What the task asks -> Take every line that has the string "seaborn" and copy it out.

Material ->
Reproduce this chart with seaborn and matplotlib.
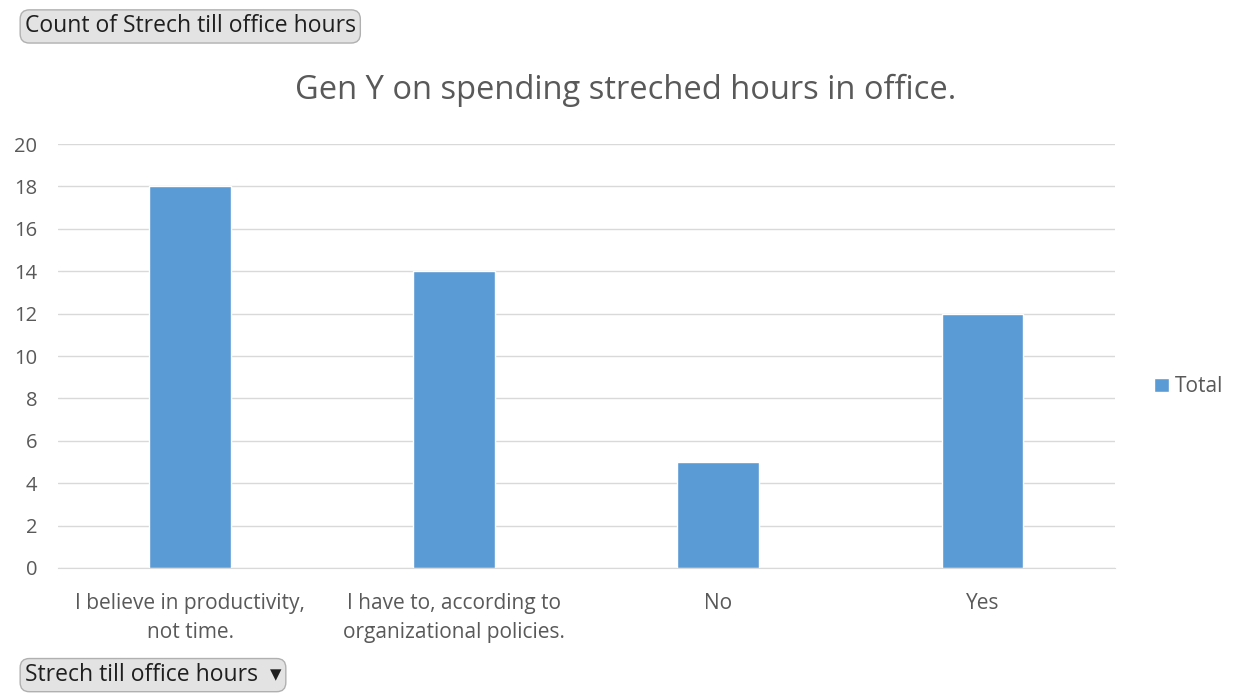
import matplotlib
matplotlib.use("Agg")
import matplotlib.pyplot as plt
import pandas as pd
import seaborn as sns

categories = [
    "I believe in productivity,\nnot time.",
    "I have to, according to\norganizational policies.",
    "No",
    "Yes",
]
totals = [18, 14, 5, 12]
yticks = list(range(0, 21, 2))

sns.set_style("white")
plt.rcParams["font.family"] = ["Open Sans", "DejaVu Sans"]

df = pd.DataFrame({"category": categories, "Total": totals})

fig = plt.figure(figsize=(12.37, 6.96), dpi=100)
ax = fig.add_axes([0.047, 0.184, 0.854, 0.609])

sns.barplot(data=df, x="category", y="Total", color="#5B9BD5",
            width=0.31, saturation=1, ax=ax, label="Total")

ax.set_ylim(0, 20)
ax.set_yticks(yticks)
ax.set_xlim(-0.5, 3.5)
ax.set_xlabel("")
ax.set_ylabel("")
ax.grid(axis="y", color="#D9D9D9", linewidth=1)
ax.set_axisbelow(True)
for side in ["top", "right", "left"]:
    ax.spines[side].set_visible(False)
ax.spines["bottom"].set_color("#D9D9D9")
ax.tick_params(axis="x", colors="#595959", labelsize=15, length=0, pad=18)
ax.tick_params(axis="y", colors="#595959", labelsize=14.5, length=0, pad=15)
for lab in ax.get_xticklabels():
    lab.set_linespacing(1.5)

fig.text(0.506, 0.87, "Gen Y on spending streched hours in office.",
         ha="center", va="center", fontsize=23.5, color="#595959")

leg = ax.legend(loc="center left", bbox_to_anchor=(1.02, 0.427), frameon=False,
                handlelength=0.7, handleheight=0.7, handletextpad=0.3,
                fontsize=15)
for t in leg.get_texts():
    t.set_color("#595959")

btn = dict(boxstyle="round,pad=0.2,rounding_size=0.4", fc="#E3E3E3",
           ec="#B0B0B0", lw=1)
fig.text(0.02, 0.962, "Count of Strech till office hours", ha="left",
         va="center", fontsize=16.5, color="#1F1F1F", bbox=btn)
fig.text(0.02, 0.03, "Strech till office hours  \u25BE", ha="left",
         va="center", fontsize=16.5, color="#1F1F1F", bbox=btn)

fig.savefig("out.png", dpi=100)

Result below ->
Reproduce this chart with seaborn and matplotlib.
import seaborn as sns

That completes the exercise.